Wednesday, December 7, 2011

I’ve been practicing ... I can't hit anything!

I’ve been practicing with my pistol at the range every week and I still can’t hit the center of the target. What am I doing wrong?

That can be a frustrating experience. If you can, hire an experienced instructor for an hour to work with you. You may be surprised how quickly they can identify the issue or habit, show you the correction, and have you shredding the bull’s-eye. If that isn’t an option, try starting with your target at eight feet. Relax, get a comfortable and strong stance, get your sight picture, focus on the front sight so that you don’t really see the target clearly, you see your sight covering the target. Slowly pull the trigger straight back until the gun fires. That should always be a surprise. Hold the trigger back for a fraction of a second as you are reacquiring your sight picture, then ease the trigger out just until you feel it reset, it is like a click that you can feel. Then you know your gun is ready to fire again. Try this for several shots before taking your finger off the trigger and lowering the pistol to see what you did. You will probably be surprised at how well you did.

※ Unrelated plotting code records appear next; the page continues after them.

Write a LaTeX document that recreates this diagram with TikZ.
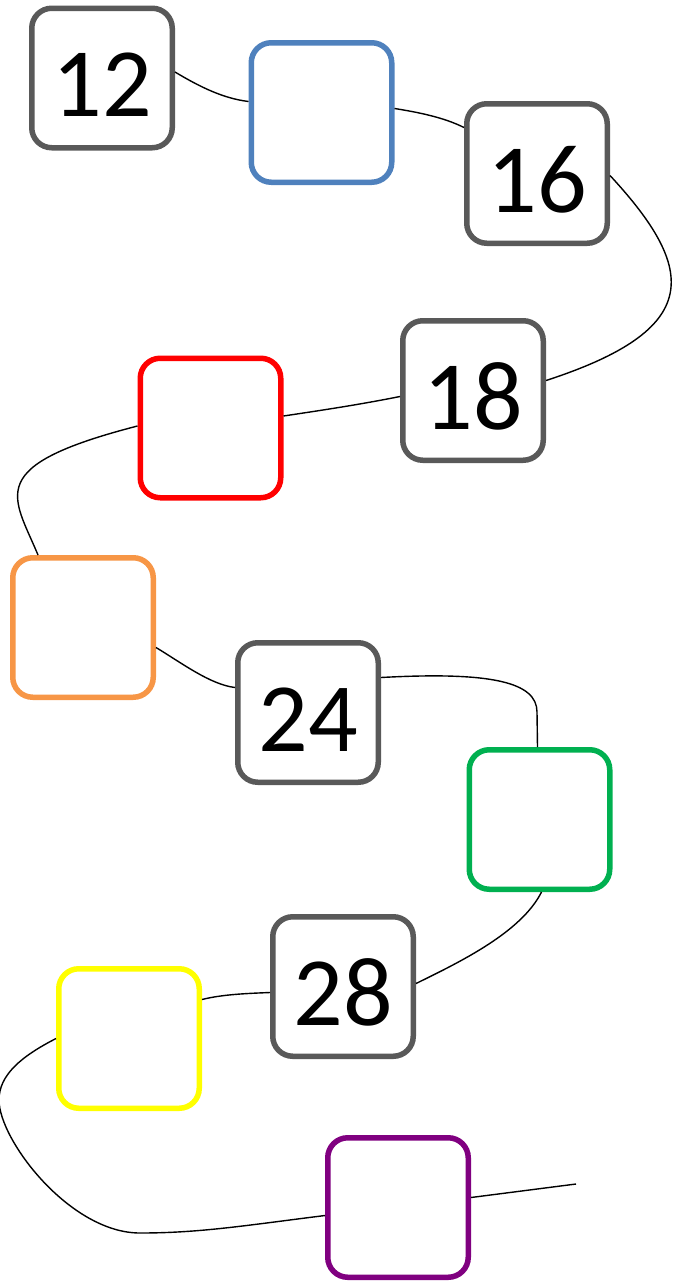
\documentclass[tikz,border=0pt]{standalone}
\usepackage{fontspec}
\setmainfont{Carlito}
\usetikzlibrary{calc}
\definecolor{boxgray}{HTML}{595959}
\definecolor{cblue}{HTML}{4F81BD}
\definecolor{cred}{HTML}{FF0000}
\definecolor{corange}{HTML}{F79646}
\definecolor{cgreen}{HTML}{00B050}
\definecolor{cyellow}{HTML}{FFFF00}
\definecolor{cpurple}{HTML}{800080}
\begin{document}
\begin{tikzpicture}[x=1pt,y=-1pt,
  box/.style={draw, line width=5.5pt, rounded corners=20pt, minimum width=140.5pt,
    minimum height=139.5pt, inner sep=0pt, fill=white,
    font=\fontsize{98}{100}\selectfont, text height=77pt, text depth=0pt},
  numbox/.style={box, draw=boxgray},
  link/.style={line width=1.4pt, draw=black}]
\useasboundingbox (0,0) rectangle (675,1285);
% boxes
\node[numbox] (n12) at (102,78) {12};
\node[box, draw=cblue] (blue) at (321.5,112.5) {};
\node[numbox] (n16) at (537,173.5) {16};
\node[numbox] (n18) at (473,390.5) {18};
\node[box, draw=cred] (red) at (210.5,428) {};
\node[box, draw=corange] (orange) at (83,627.5) {};
\node[numbox] (n24) at (308,712.5) {24};
\node[box, draw=cgreen] (green) at (539.5,819.5) {};
\node[numbox] (n28) at (343,986.5) {28};
\node[box, draw=cyellow] (yellow) at (129,1038.5) {};
\node[box, draw=cpurple] (purple) at (398,1207.5) {};
% helper coordinates
\coordinate (k24) at (537,712);
\coordinate (kleft) at (-1,1100);
\coordinate (kbot) at (140,1233);
\coordinate (tail) at (576,1184);
% connectors
\draw[link] ($(n12.east)+(0,-6)$) .. controls +(25,15) and +(-25,-3) .. ($(blue.west)+(0,-11)$);
\draw[link] ($(blue.east)+(0,-4)$) .. controls +(25,4) and +(-20,-10) .. ($(n16.west)+(0,-46)$);
\draw[link] ($(n16.east)+(0,2)$) .. controls +(88,95) and +(157,-51) .. ($(n18.east)+(0,-10)$);
\draw[link] ($(n18.west)+(0,6)$) .. controls +(-40,8) and +(40,-6) .. ($(red.east)+(0,-12)$);
\draw[link] ($(red.west)+(0,-2)$) .. controls +(-155,40) and +(-25,-60) .. ($(orange.north)+(-45,0)$);
\draw[link] ($(orange.east)+(0,20)$) .. controls +(25,15) and +(-25,-3) .. ($(n24.west)+(0,-25)$);
\draw[link] ($(n24.east)+(0,-35)$) .. controls +(110,-6) and +(0,-30) .. (k24) -- ($(green.north)+(-2,0)$);
\draw[link] ($(green.south)+(2,0)$) .. controls +(-20,40) and +(45,-22) .. ($(n28.east)+(0,-3)$);
\draw[link] ($(n28.west)+(0,6)$) .. controls +(-25,1) and +(20,-5) .. ($(yellow.east)+(0,-39)$);
\draw[link] (yellow.west) .. controls +(-35,18) and +(0,-25) .. (kleft)
  .. controls +(0,40) and +(-70,0) .. (kbot)
  .. controls +(60,0) and +(-80,10) .. ($(purple.west)+(0,8)$);
\draw[link] ($(purple.east)+(0,-10)$) -- (tail);
\end{tikzpicture}
\end{document}
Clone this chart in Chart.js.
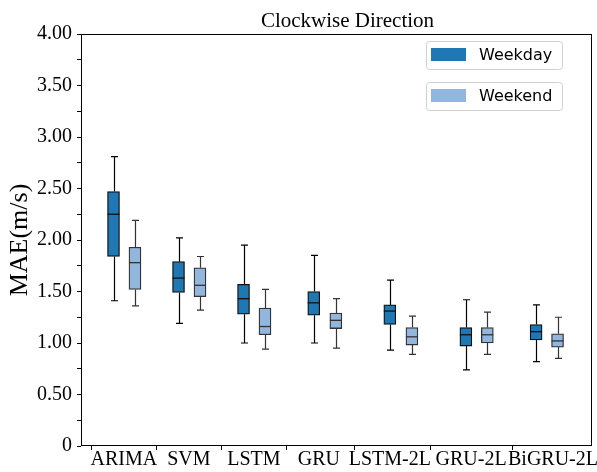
<!DOCTYPE html>
<html><head><meta charset="utf-8">
<script src="https://cdn.jsdelivr.net/npm/chart.js@4.4.0/dist/chart.umd.min.js"></script>
<style>html,body{margin:0;padding:0;background:#fff}</style>
</head><body>
<canvas id="c" width="597" height="472"></canvas>
<script>
// ---- data ----
const categories = ['ARIMA','SVM','LSTM','GRU','LSTM-2L','GRU-2L','BiGRU-2L'];
const seriesNames = ['Weekday','Weekend'];
const tickPositions    = [0.66,1.66,2.66,3.66,4.75,6.00,7.26];
const weekdayPositions = [0.50,1.50,2.50,3.58,4.75,5.92,7.00];
const weekendPositions = [0.83,1.83,2.83,3.92,5.09,6.25,7.33];
const weekdayMin    = [1.41,1.19,1.00,1.00,0.93,0.74,0.82];
const weekdayQ1     = [1.84,1.49,1.28,1.27,1.18,0.97,1.03];
const weekdayMedian = [2.25,1.63,1.43,1.39,1.31,1.08,1.11];
const weekdayQ3     = [2.47,1.79,1.57,1.50,1.37,1.15,1.18];
const weekdayMax    = [2.81,2.02,1.95,1.85,1.61,1.42,1.37];
const weekendMin    = [1.36,1.32,0.94,0.95,0.89,0.89,0.85];
const weekendQ1     = [1.52,1.45,1.08,1.14,0.98,1.00,0.96];
const weekendMedian = [1.78,1.56,1.16,1.22,1.06,1.08,1.02];
const weekendQ3     = [1.93,1.73,1.34,1.29,1.15,1.15,1.09];
const weekendMax    = [2.19,1.84,1.52,1.43,1.26,1.30,1.25];
const yMin = 0, yMax = 4, yStep = 0.25;

const SERIF = "'Liberation Serif', 'Times New Roman', serif";
const SANS = "'DejaVu Sans', sans-serif";

function mkDataset(label, pos, q1, q3, med, lo, hi, fill, edge, whisker){
  return {
    label,
    data: pos.map((p,i)=>({x:p, y:[q1[i], q3[i]]})),
    medians: med, lows: lo, highs: hi, whiskerColor: whisker,
    backgroundColor: fill, borderColor: edge, borderWidth: 1.3,
    borderSkipped: false, barThickness: 12, grouped: false
  };
}

const boxPlugin = {
  id: 'boxParts',
  beforeDatasetsDraw(chart){
    const ctx = chart.ctx, xs = chart.scales.x, ys = chart.scales.y;
    chart.data.datasets.forEach(ds=>{
      ctx.save();
      ctx.strokeStyle = ds.whiskerColor; ctx.lineWidth = 1.2;
      ds.data.forEach((d,i)=>{
        const x = Math.round(xs.getPixelForValue(d.x)) + 0.5;
        const yLo = ys.getPixelForValue(ds.lows[i]);
        const yHi = ys.getPixelForValue(ds.highs[i]);
        const yQ1 = ys.getPixelForValue(d.y[0]);
        const yQ3 = ys.getPixelForValue(d.y[1]);
        ctx.beginPath();
        ctx.moveTo(x, yLo); ctx.lineTo(x, yQ1);
        ctx.moveTo(x, yQ3); ctx.lineTo(x, yHi);
        ctx.moveTo(x-3.5, yLo); ctx.lineTo(x+3.5, yLo);
        ctx.moveTo(x-3.5, yHi); ctx.lineTo(x+3.5, yHi);
        ctx.stroke();
      });
      ctx.restore();
    });
  },
  afterDatasetsDraw(chart){
    const ctx = chart.ctx, ys = chart.scales.y;
    chart.data.datasets.forEach((ds,di)=>{
      const meta = chart.getDatasetMeta(di);
      ctx.save();
      ctx.strokeStyle = ds.borderColor; ctx.lineWidth = 1.3;
      meta.data.forEach((bar,i)=>{
        const y = ys.getPixelForValue(ds.medians[i]);
        const w = bar.width;
        ctx.beginPath();
        ctx.moveTo(bar.x - w/2, y); ctx.lineTo(bar.x + w/2, y);
        ctx.stroke();
      });
      ctx.restore();
    });
  },
  afterDraw(chart){
    const ctx = chart.ctx, a = chart.chartArea;
    ctx.save();
    // frame
    ctx.strokeStyle = '#000'; ctx.lineWidth = 1;
    ctx.strokeRect(Math.round(a.left)+0.5, Math.round(a.top)+0.5,
                   Math.round(a.right-a.left)-1, Math.round(a.bottom-a.top)-1);
    // title
    ctx.fillStyle = '#000';
    ctx.font = '21px ' + SERIF;
    ctx.textAlign = 'center'; ctx.textBaseline = 'alphabetic';
    ctx.fillText('Clockwise Direction', (a.left+a.right)/2 + 11, 27);
    // legend: two separate framed entries
    const bw = 136, bh = 28;
    const bx = a.right - 30 - bw;
    chart.data.datasets.forEach((ds,i)=>{
      const by = a.top + 7 + i*41;
      ctx.beginPath();
      ctx.roundRect(bx+0.5, by+0.5, bw, bh, 3);
      ctx.fillStyle = 'rgba(255,255,255,0.85)'; ctx.fill();
      ctx.strokeStyle = '#d0d0d0'; ctx.lineWidth = 1; ctx.stroke();
      ctx.fillStyle = ds.backgroundColor;
      ctx.fillRect(bx+5, by+7, 35, 13);
      ctx.fillStyle = '#000';
      ctx.font = '16px ' + SANS;
      ctx.textAlign = 'left'; ctx.textBaseline = 'middle';
      ctx.fillText(ds.label, bx+53, by+bh/2+1);
    });
    ctx.restore();
  }
};

new Chart(document.getElementById('c'), {
  type: 'bar',
  data: {
    datasets: [
      mkDataset(seriesNames[0], weekdayPositions, weekdayQ1, weekdayQ3, weekdayMedian, weekdayMin, weekdayMax, '#1f77b4', '#111111', '#000000'),
      mkDataset(seriesNames[1], weekendPositions, weekendQ1, weekendQ3, weekendMedian, weekendMin, weekendMax, '#92b6de', '#333333', '#333333')
    ]
  },
  options: {
    responsive: false, animation: false, devicePixelRatio: 1, events: [],
    layout: { padding: { top: 34, right: 5, left: 0, bottom: 0 } },
    plugins: { legend: { display: false }, title: { display: false }, tooltip: { enabled: false } },
    scales: {
      x: {
        type: 'linear', min: 0, max: 7.86, offset: false,
        afterBuildTicks: s => { s.ticks = tickPositions.map(v => ({ value: v })); },
        afterFit: s => { s.height = 26; },
        ticks: {
          autoSkip: false, maxRotation: 0, minRotation: 0, padding: -2,
          color: '#000', font: { family: SERIF, size: 20 },
          callback: (v, i) => categories[i]
        },
        grid: { display: true, drawOnChartArea: false, drawTicks: true, tickLength: 4, tickColor: '#000', tickWidth: 1 },
        border: { display: false }
      },
      y: {
        min: yMin, max: yMax,
        afterFit: s => { s.width = 81; },
        ticks: {
          stepSize: yStep, autoSkip: false, padding: 5,
          color: '#000', font: { family: SERIF, size: 20 },
          callback: v => {
            const isMajor = Math.abs(v*2 - Math.round(v*2)) < 1e-6;
            if (!isMajor) return '';
            return v === 0 ? '0' : v.toFixed(2);
          }
        },
        grid: { display: true, drawOnChartArea: false, drawTicks: true, tickLength: 4, tickColor: '#000', tickWidth: 1 },
        border: { display: false },
        title: { display: true, text: 'MAE(m/s)', color: '#000', font: { family: SERIF, size: 26 }, padding: { top: 5, bottom: 0 } }
      }
    }
  },
  plugins: [boxPlugin]
});
</script>
</body></html>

One of the most common issues for new shooters is to take their finger off the trigger between shots and to want to look up after each shot to see where it went. Both of these can cause you to have trouble with your aim. Once you have practiced this and are getting a good grouping, ease that target out in small, maybe 4 foot increments, until you can accurately shoot at 25 feet. My teacher taught me to always start close, move out, and then back in. It helps me to feel good about what I’m shooting and the farther out you go the more you can see if there is an issue such as consistently high, low, to the left, etc. A good instructor can diagnose your target and tell you what you are doing to make that happen. Plus, you will know that if you can hit the target at 25 feet, you have much better odds at closer range.